Obsessions sexuelles et hyperthymie
13/03/2011
Auteur : M Trybou
Anxiété / TOC > Thérapie individuelle pour le TOC
Elle décrit des lavages de mains dans l’enfance. Des premières pensées intrusives apparaissent à l’âge de 12 ans : "Mon cerveau me disait "zizi papa", je me forçais à penser à des amis et cela partait. Ca a duré un mois. J’ai toujours eu en filigrane la peur de faire du mal à des enfants, de mal m’en occuper, mais sans scénario clair, ou évitements".
De 18 à 25 ans, Mlle L. est à l’université et développe un Trouble d’Anxiété Généralisée : "Je n’avais pas de TOC mais j’étais hyper anxieuse pour les cours. Je devais appeler mes amis pour vérifier les cours, de peur des oublis, tellement j’étais stressée. C’était un catastrophisme perpétuel, et quand les examens étaient finis cela retombait. Ce n’était pas de l’anticipation mais la peur de ne pas donner assez, peur de regretter si je ne vais pas au bout des choses".

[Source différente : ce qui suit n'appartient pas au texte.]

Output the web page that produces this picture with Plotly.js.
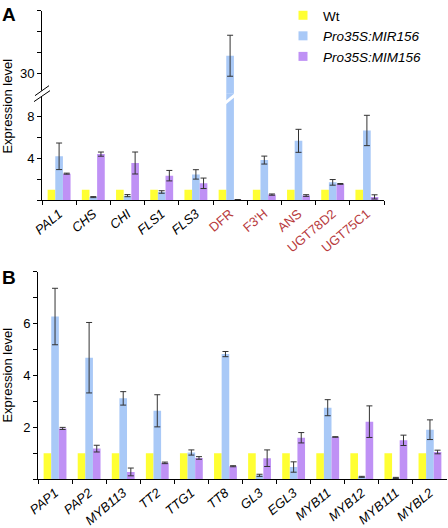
<!DOCTYPE html>
<html><head><meta charset="utf-8">
<script src="https://cdn.plot.ly/plotly-3.0.1.min.js"></script>
<style>html,body{margin:0;padding:0;background:#fff}#chart{width:448px;height:528px}</style>
</head><body><div id="chart"></div>
<script>
// ---------- data ----------
const genesA = ["PAL1","CHS","CHI","FLS1","FLS3","DFR","F3'H","ANS","UGT78D2","UGT75C1"];
const redGenesA = ["DFR","F3'H","ANS","UGT78D2","UGT75C1"];
const wtA = [1,1,1,1,1,1,1,1,1,1];
const mirA = [4.2,0.3,0.44,0.79,2.47,38.6,3.84,5.68,1.71,6.67];
const mirErrA = [1.27,0.05,0.1,0.12,0.45,9.8,0.38,1.1,0.27,1.45];
const mimA = [2.54,4.41,3.56,2.35,1.62,0.05,0.54,0.45,1.56,0.32];
const mimErrA = [0.05,0.2,1.05,0.5,0.5,0.02,0.06,0.08,0.04,0.2];

const genesB = ["PAP1","PAP2","MYB113","TT2","TTG1","TT8","GL3","EGL3","MYB11","MYB12","MYB111","MYBL2"];
const wtB = [1,1,1,1,1,1,1,1,1,1,1,1];
const mirB = [6.28,4.69,3.12,2.64,1.03,4.83,0.15,0.47,2.76,0.09,0.05,1.91];
const mirErrB = [1.09,1.36,0.26,0.62,0.1,0.1,0.04,0.2,0.31,0.02,0.02,0.38];
const mimB = [1.96,1.18,0.28,0.63,0.82,0.5,0.81,1.6,1.63,2.22,1.5,1.05];
const mimErrB = [0.04,0.13,0.15,0.03,0.05,0.02,0.32,0.2,0.01,0.61,0.2,0.07];

const seriesNames = ["Wt","Pro35S:MIR156","Pro35S:MIM156"];
const seriesLegend = ["Wt","<i>Pro35S:MIR156</i>","<i>Pro35S:MIM156</i>"];
const lowerTicksA = [0,2,4,6,8];
const lowerLabelsA = ["","","4","","8"];
const upperTicksA = [30,40,50,60];
const upperLabelsA = ["30","","",""];
const ticksB = [0,1,2,3,4,5,6,7,8];
const labelsB = ["","","2","","4","","6","",""];

// ---------- styles ----------
const colors = ["#ffff33","#a9c9f7","#bf91f5"];
const FONT = "Liberation Sans, Arial, sans-serif";
const W = 448, H = 528;
const px = v => v / W;
const py = v => 1 - v / H;
const errStyle = (arr) => ({type:"data", array:arr, visible:true, color:"#333", thickness:1, width:3});

const traces = [];
// Panel A: lower & upper (broken axis) subplots
["y", "y3"].forEach((ya) => {
  traces.push({type:"bar", x:genesA, y:wtA, xaxis:"x", yaxis:ya, name:seriesNames[0], marker:{color:colors[0]}, showlegend:false, hoverinfo:"skip"});
  traces.push({type:"bar", x:genesA, y:mirA, xaxis:"x", yaxis:ya, name:seriesNames[1], marker:{color:colors[1]}, error_y:errStyle(mirErrA), showlegend:false, hoverinfo:"skip"});
  traces.push({type:"bar", x:genesA, y:mimA, xaxis:"x", yaxis:ya, name:seriesNames[2], marker:{color:colors[2]}, error_y:errStyle(mimErrA), showlegend:false, hoverinfo:"skip"});
});
// Panel B
traces.push({type:"bar", x:genesB, y:wtB, xaxis:"x2", yaxis:"y2", name:seriesNames[0], marker:{color:colors[0]}, showlegend:false});
traces.push({type:"bar", x:genesB, y:mirB, xaxis:"x2", yaxis:"y2", name:seriesNames[1], marker:{color:colors[1]}, error_y:errStyle(mirErrB), showlegend:false});
traces.push({type:"bar", x:genesB, y:mimB, xaxis:"x2", yaxis:"y2", name:seriesNames[2], marker:{color:colors[2]}, error_y:errStyle(mimErrB), showlegend:false});
// legend entries
seriesLegend.forEach((n, i) => {
  traces.push({type:"scatter", mode:"markers", x:[null], y:[null], xaxis:"x", yaxis:"y3", name:n,
    marker:{symbol:"square", size:9, color:colors[i]}, showlegend:true});
});

const tickTextA = genesA.map(g => redGenesA.includes(g)
  ? `<span style="color:#b83a3d">${g}</span>` : `<i>${g}</i>`);
const tickTextB = genesB.map(g => `<i>${g}</i>`);

const axisCommon = {showline:true, linecolor:"#000", linewidth:1, ticks:"outside", ticklen:4, tickwidth:1,
  tickcolor:"#000", showgrid:false, zeroline:false, fixedrange:true, tickfont:{size:13, family:FONT, color:"#000"}};

const layout = {
  width:W, height:H, margin:{l:0,r:0,t:0,b:0}, paper_bgcolor:"#fff", plot_bgcolor:"rgba(0,0,0,0)",
  font:{family:FONT, color:"#000", size:13},
  barmode:"group", bargap:0.33, bargroupgap:0,
  showlegend:true,
  legend:{x:px(283), y:py(-2), xanchor:"left", yanchor:"top", bgcolor:"rgba(0,0,0,0)",
    font:{size:13.5, family:FONT}, tracegroupgap:0, itemclick:false},
  xaxis: Object.assign({}, axisCommon, {domain:[px(42), px(384)], anchor:"y", type:"category",
    tickson:"boundaries", tickmode:"array", tickvals:genesA, ticktext:tickTextA, tickangle:-40}),
  yaxis: Object.assign({}, axisCommon, {domain:[py(199), py(92)], anchor:"x", range:[0, 10.19],
    tickmode:"array", tickvals:lowerTicksA, ticktext:lowerLabelsA}),
  yaxis3: Object.assign({}, axisCommon, {domain:[py(92), py(9)], anchor:"x", range:[20.48, 60],
    tickmode:"array", tickvals:upperTicksA, ticktext:upperLabelsA}),
  xaxis2: Object.assign({}, axisCommon, {domain:[px(38), px(447)], anchor:"y2", type:"category",
    tickson:"boundaries", tickmode:"array", tickvals:genesB, ticktext:tickTextB, tickangle:-40}),
  yaxis2: Object.assign({}, axisCommon, {domain:[py(479), py(271)], anchor:"x2", range:[0, 8],
    tickmode:"array", tickvals:ticksB, ticktext:labelsB}),
  annotations:[
    {text:"<b>A</b>", xref:"paper", yref:"paper", x:px(0), y:py(0), xanchor:"left", yanchor:"top", showarrow:false, font:{size:19, family:FONT}},
    {text:"<b>B</b>", xref:"paper", yref:"paper", x:px(0), y:py(264), xanchor:"left", yanchor:"top", showarrow:false, font:{size:19, family:FONT}},
    {text:"Expression level", xref:"paper", yref:"paper", x:px(8), y:py(105), xanchor:"center", yanchor:"middle", textangle:-90, showarrow:false, font:{size:13, family:FONT}},
    {text:"Expression level", xref:"paper", yref:"paper", x:px(8), y:py(375), xanchor:"center", yanchor:"middle", textangle:-90, showarrow:false, font:{size:13, family:FONT}}
  ],
  shapes:[
    {type:"line", xref:"paper", yref:"paper", x0:px(42), x1:px(42), y0:py(89), y1:py(95), line:{color:"#fff", width:3}, layer:"above"},
    {type:"line", xref:"paper", yref:"paper", x0:px(35), x1:px(49), y0:py(94), y1:py(84), line:{color:"#000", width:1}, layer:"above"},
    {type:"line", xref:"paper", yref:"paper", x0:px(34), x1:px(50), y0:py(100), y1:py(89), line:{color:"#000", width:1}, layer:"above"},
    {type:"line", xref:"paper", yref:"paper", x0:px(222), x1:px(239), y0:py(104), y1:py(90), line:{color:"#fff", width:3}, layer:"above"}
  ]
};

Plotly.newPlot("chart", traces, layout, {staticPlot:true, displayModeBar:false});
</script>
</body></html>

A 25 ans, un Etat Dépressif est trouvé, suite à une rupture amoureuse, avec tristesse et anhédonie, et dure un mois, jusqu’à ce qu’elle se fasse à l’idée que plus rien n’est possible avec cet homme.
A 27 ans, en regardant la photo d’une amie en maillot de bain sur internet et se dit subitement "Est ce que cela te fait quelque chose ? ". Elle regarde plus intensément la photo tout en se demandant pourquoi elle vérifie. Elle commence à vérifier les photos d’autres amies pour en avoir le coeur net, avec ressentis dans le bas ventre. "J’ai commencé à vérifier pendant des heures, puis c’est passé avec les vacances". D’autres pensées intrusives surviennent progressivement (peur d’être lesbienne ou incestueuse) associées à des rituels d’évitements de l’internet, des vérifications de ses propres sensations physiques (prendre son pouls pour voir si elle est excitée, se focaliser sur les sensations au niveau du bas ventre), des exercices forcés d’imagination de rapports sexuels pour voir si elle est excitée, des rituels de réassurance (questions multiples aux parents).

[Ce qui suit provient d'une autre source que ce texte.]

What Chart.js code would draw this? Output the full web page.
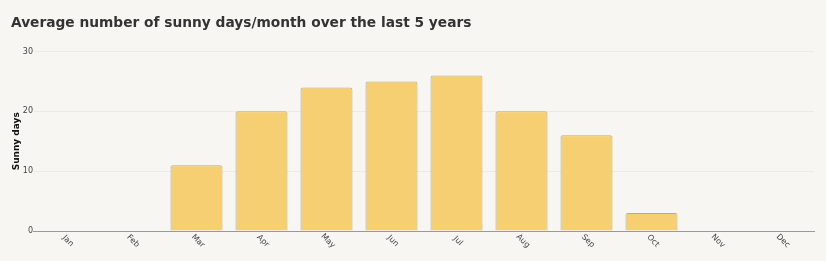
<!DOCTYPE html>
<html>
<head>
<meta charset="utf-8">
<script src="https://cdn.jsdelivr.net/npm/chart.js@4"></script>
<style>
  html, body { margin: 0; padding: 0; background: #f7f6f3; }
  #wrap { width: 826px; height: 261px; position: relative; }
</style>
</head>
<body>
<div id="wrap"><canvas id="sunChart"></canvas></div>
<script>
var months = ['Jan', 'Feb', 'Mar', 'Apr', 'May', 'Jun', 'Jul', 'Aug', 'Sep', 'Oct', 'Nov', 'Dec'];
var sunnyDays = [0, 0, 11, 20, 24, 25, 26, 20, 16, 3, 0, 0];
var yTicks = [0, 10, 20, 30];

// month labels slanted downwards to the right, as in the original
var slantedLabels = {
  id: 'slantedLabels',
  afterDraw: function(chart) {
    var xs = chart.scales.x;
    var c = chart.ctx;
    c.save();
    c.fillStyle = '#444444';
    c.font = '8px "DejaVu Sans"';
    c.textAlign = 'center';
    c.textBaseline = 'middle';
    months.forEach(function(m, i) {
      c.save();
      c.translate(xs.getPixelForTick(i) + 1.5, chart.chartArea.bottom + 10);
      c.rotate(Math.PI / 4);
      c.fillText(m, 0, 0);
      c.restore();
    });
    c.restore();
  }
};

var ctx = document.getElementById('sunChart').getContext('2d');
new Chart(ctx, {
  type: 'bar',
  data: {
    labels: months,
    datasets: [{
      label: 'Sunny days',
      data: sunnyDays,
      backgroundColor: '#f6cf72',
      borderColor: '#b5ab94',
      borderWidth: 1,
      borderRadius: 2,
      borderSkipped: 'bottom',
      categoryPercentage: 0.8,
      barPercentage: 1
    }]
  },
  plugins: [slantedLabels],
  options: {
    responsive: true,
    maintainAspectRatio: false,
    animation: false,
    layout: { padding: { left: 11, right: 12, top: 15, bottom: 22 } },
    plugins: {
      legend: { display: false },
      tooltip: { enabled: false },
      title: {
        display: true,
        text: 'Average number of sunny days/month over the last 5 years',
        align: 'start',
        color: '#333333',
        font: { family: 'DejaVu Sans', size: 13.75, weight: 'bold' },
        padding: { top: 0, bottom: 20 }
      }
    },
    scales: {
      x: {
        grid: { display: false },
        border: { display: true, color: '#999999' },
        ticks: { display: false }
      },
      y: {
        min: 0,
        max: 30,
        afterBuildTicks: function(axis) {
          axis.ticks = yTicks.map(function(v) { return { value: v }; });
        },
        grid: { color: '#ebeae6', drawTicks: false },
        border: { display: false },
        ticks: {
          color: '#444444',
          font: { family: 'DejaVu Sans', size: 8 },
          padding: 1
        },
        title: {
          display: true,
          text: 'Sunny days',
          color: '#111111',
          font: { family: 'DejaVu Sans', size: 9, weight: 'bold' },
          padding: 0
        }
      }
    }
  }
});
</script>
</body>
</html>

Aucun élément d’hypomanie ou cyclothymie n’est trouvé. En revanche, le questionnaire de tempérament hyperthymique montre un score significatif, ce qui est surprenant car hyperthymie et TOC vont rarement ensemble (les TOC se retrouvent plutôt chez les patients cyclothymiques).
Suite au bilan au CTAH, Mlle L. fait 3 séances de TCC et a réussi à laisser couler les obsessions, moins vérifier son pouls, ne plus éviter internet ou ses amies, et ne plus poser de questions. Les rituels sont maintenant très rares et Mlle L. arrive à bien comprendre les phénomènes du TOC et la part de la "biologie du cerveau" dans les mécanismes impliqués dans la formation ou l’entretien du TOC. Le rôle du tempérament sera détaillé plus loin ; Lui aussi, comporte une base biologique différente du TOC.
La TCC s’est déroulée comme suit :
La présence de traits hyperthymiques dans ce cas de TOC est intéressante à analyser.
En effet, les traits hyperthymiques sont plus fréquents chez les hommes que les femmes. La présence d’une hyperthymie peut traduire un genre masculin du cerveau et créer une sorte de mixité entre le sexe cérébral et le sexe de la personne. Cette mixité peut être à l’origine des doutes sur l’identité sexuelle de Mlle L. comme avoir le souci de savoir si elle était homosexuelle ou pas.
De plus, il a été signalé dans le bilan que le tempérament hyperthymique a été renforcé par son éducation. D’habitude, ce renforcement est observé chez les garçons.
Le tempérament hyperthymique exerce un effet d’intensité affective et comportementale qui se manifeste dans la façon de la personne pour lutter contre ses obsessions. En d’autres termes, l’analyse de ce cas, nous amène à réfléchir plus sur le style émotionnel (intensité affective) de Mlle L. que sur le contenu de ses obsessions (qui serait un piège légitimant le doute sur son identité).
Ainsi, l’hyperthymie devient la cible du traitement pharmacologique : pas d’antidépresseur ; lithium à des doses assez basses (200 mg).
L’atténuation de l’intensité affective facilitera le déroulement des séances de TCC et facilitera l’acquisition de nouveaux schémas pour contrer le doute et les obsessions.
Ps :
notre riche expérience au CTAH auprès de centaines de patients souffrant de TOC montre à l’évidence que les formes cliniques à dominante obsessionnelle (avec des obsessions à thème sexuel) sont souvent liées à un trouble bipolaire type cyclothymique et/ou hyperthymique.